Blessed are the pessimists, for they have made backups.
Okay, let's see if I can sum this up for you.
Let me first make the define libraries. Libraries are, sort of, predefined routines to save programmers time. The windows equivalent is the DLL file. Only under Linux drivers are either compiled into the OS or are modules that can be plugged in.
What most consider the Linux operating system consists of the Kernel, and the GNU tools at it's core. The entire system is exceptionally modular in nature.
The kernel handles everything from memory management, to task scheduling. It is the grand lord brain, translating everything from the plebian programs into action on the system.

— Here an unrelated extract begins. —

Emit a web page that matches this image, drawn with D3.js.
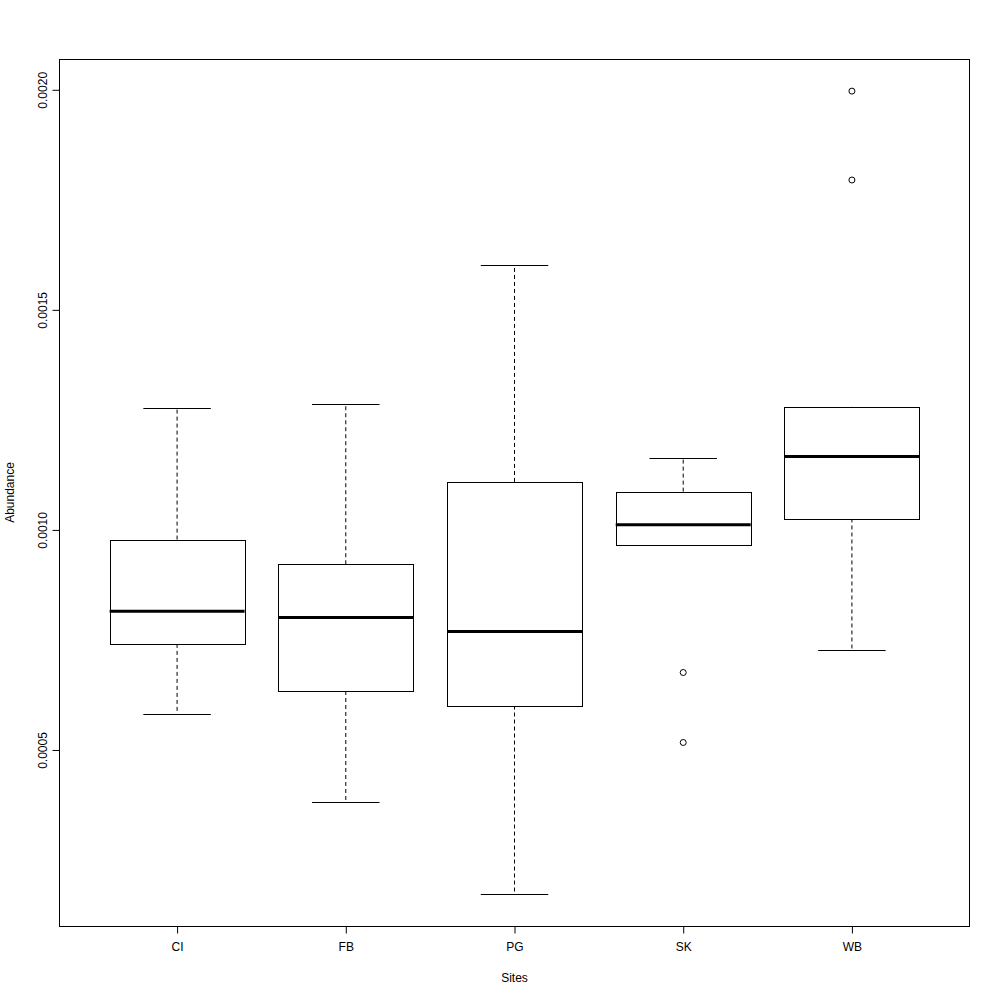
<!DOCTYPE html>
<html>
<head>
<meta charset="utf-8">
<script src="https://cdn.jsdelivr.net/npm/d3@7"></script>
<style>
  html, body { margin: 0; padding: 0; background: #fff; }
  text { font-family: "Liberation Sans", Arial, Helvetica, sans-serif; fill: #000; }
</style>
</head>
<body>
<svg id="chart" width="1000" height="1000"></svg>
<script>
// Data
const sites = ["CI", "FB", "PG", "SK", "WB"];
const whiskerLow  = [0.000582, 0.000382, 0.000173, 0.000966, 0.000727];
const q1          = [0.000741, 0.000634, 0.000601, 0.000966, 0.001026];
const median      = [0.000815, 0.000801, 0.000769, 0.001012, 0.001167];
const q3          = [0.000978, 0.000922, 0.001109, 0.001087, 0.001280];
const whiskerHigh = [0.001277, 0.001285, 0.001602, 0.001164, 0.001280];
const outlierSite  = ["SK", "SK", "WB", "WB"];
const outlierValue = [0.000676, 0.000517, 0.001795, 0.001997];
const yTicks = [0.0005, 0.0010, 0.0015, 0.0020];
const yTickLabels = ["0.0005", "0.0010", "0.0015", "0.0020"];

const svg = d3.select("#chart");
const L = 59, R = 970, T = 59, B = 926;

// x: R style positions 1..n with 4% extension of [0.5, n+0.5]
const n = sites.length;
const xr = [0.5, n + 0.5];
const xext = (xr[1] - xr[0]) * 0.04;
const x = d3.scaleLinear().domain([xr[0] - xext, xr[1] + xext]).range([L, R]);

const allVals = whiskerLow.concat(whiskerHigh, outlierValue);
const ymin = d3.min(allVals), ymax = d3.max(allVals);
const yext = (ymax - ymin) * 0.04;
const y = d3.scaleLinear().domain([ymin - yext, ymax + yext]).range([B, T]);

const boxes = sites.map((s, i) => ({
  site: s, pos: i + 1,
  lo: whiskerLow[i], q1: q1[i], med: median[i], q3: q3[i], hi: whiskerHigh[i]
}));

const boxHalf = 0.4, stapleHalf = 0.2;
const g = svg.append("g");

// whiskers (dashed)
g.selectAll(".wl").data(boxes).join("line")
  .attr("x1", d => x(d.pos)).attr("x2", d => x(d.pos))
  .attr("y1", d => y(d.q1)).attr("y2", d => y(d.lo))
  .attr("stroke", "#000").attr("stroke-width", 1).attr("stroke-dasharray", "4,3");
g.selectAll(".wh").data(boxes).join("line")
  .attr("x1", d => x(d.pos)).attr("x2", d => x(d.pos))
  .attr("y1", d => y(d.q3)).attr("y2", d => y(d.hi))
  .attr("stroke", "#000").attr("stroke-width", 1).attr("stroke-dasharray", "4,3");

// staples
g.selectAll(".sl").data(boxes).join("line")
  .attr("x1", d => x(d.pos - stapleHalf)).attr("x2", d => x(d.pos + stapleHalf))
  .attr("y1", d => Math.round(y(d.lo)) + 0.5).attr("y2", d => Math.round(y(d.lo)) + 0.5)
  .attr("stroke", "#000").attr("stroke-width", 1);
g.selectAll(".sh").data(boxes).join("line")
  .attr("x1", d => x(d.pos - stapleHalf)).attr("x2", d => x(d.pos + stapleHalf))
  .attr("y1", d => Math.round(y(d.hi)) + 0.5).attr("y2", d => Math.round(y(d.hi)) + 0.5)
  .attr("stroke", "#000").attr("stroke-width", 1);

// boxes
g.selectAll(".box").data(boxes).join("rect")
  .attr("x", d => Math.round(x(d.pos - boxHalf)) + 0.5)
  .attr("width", d => Math.round(x(d.pos + boxHalf) - x(d.pos - boxHalf)))
  .attr("y", d => Math.round(y(d.q3)) + 0.5)
  .attr("height", d => Math.round(y(d.q1) - y(d.q3)))
  .attr("fill", "#fff").attr("stroke", "#000").attr("stroke-width", 1);

// medians
g.selectAll(".med").data(boxes).join("line")
  .attr("x1", d => x(d.pos - boxHalf)).attr("x2", d => x(d.pos + boxHalf))
  .attr("y1", d => y(d.med)).attr("y2", d => y(d.med))
  .attr("stroke", "#000").attr("stroke-width", 3);

// outliers
g.selectAll(".out").data(outlierValue.map((v, i) => ({ site: outlierSite[i], v })))
  .join("circle")
  .attr("cx", d => x(sites.indexOf(d.site) + 1))
  .attr("cy", d => y(d.v))
  .attr("r", 3)
  .attr("fill", "none").attr("stroke", "#000").attr("stroke-width", 1);

// frame
svg.append("rect")
  .attr("x", L + 0.5).attr("y", T + 0.5)
  .attr("width", R - L - 1).attr("height", B - T)
  .attr("fill", "none").attr("stroke", "#000").attr("stroke-width", 1);

// x axis
const xAxis = d3.axisBottom(x)
  .tickValues(sites.map((s, i) => i + 1))
  .tickFormat((d, i) => sites[i])
  .tickSize(7).tickSizeOuter(0).tickPadding(9);
const gx = svg.append("g").attr("transform", `translate(0,${B + 0.5})`).call(xAxis);
gx.select(".domain").remove();
gx.selectAll("text").attr("font-size", 12).attr("font-family", "Liberation Sans, Arial, sans-serif").attr("fill", "#000");
gx.selectAll("line").attr("stroke", "#000");

// y axis
const yAxis = d3.axisLeft(y)
  .tickValues(yTicks)
  .tickFormat((d, i) => yTickLabels[i])
  .tickSize(7).tickSizeOuter(0);
const gy = svg.append("g").attr("transform", `translate(${L + 0.5},0)`).call(yAxis);
gy.select(".domain").remove();
gy.selectAll("line").attr("stroke", "#000");
gy.selectAll("text")
  .attr("font-size", 12).attr("font-family", "Liberation Sans, Arial, sans-serif").attr("fill", "#000")
  .attr("x", null).attr("dy", null)
  .attr("text-anchor", "middle")
  .attr("transform", d => `translate(${-17},0) rotate(-90)`)
  .attr("y", 0).attr("dy", "0.35em");

// axis titles
svg.append("text")
  .attr("x", x(3)).attr("y", 982)
  .attr("text-anchor", "middle").attr("font-size", 12)
  .text("Sites");
svg.append("text")
  .attr("transform", `translate(14,${(T + B) / 2}) rotate(-90)`)
  .attr("text-anchor", "middle").attr("font-size", 12)
  .text("Abundance");
</script>
</body>
</html>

The kernel by itself would just sit there and do nothing, with no way to interact with the system.
The GNU tools are tools for interacting with the system, managing files, etc.
Everything else is stacked on top of this.
X is a series of libraries and programs that provide the core of the GUI for a linux system.
On top of this you stack various libraries which do various things within the X framework, GNOME and KDE are a set of tools and libraries that extend X and make it pretty.
Then you have programs that utilize all of the above.
So your typical program, like say OpenOffice has a series of dependancies on up the tree. Some of them require additional libraries.
This is why, with a little tweaking, you can have a BSD Kernel running a "Linux" program. Each part for the most part can be substituted for something else with a little work.
I hope I didn't ramble or was nonsensical there.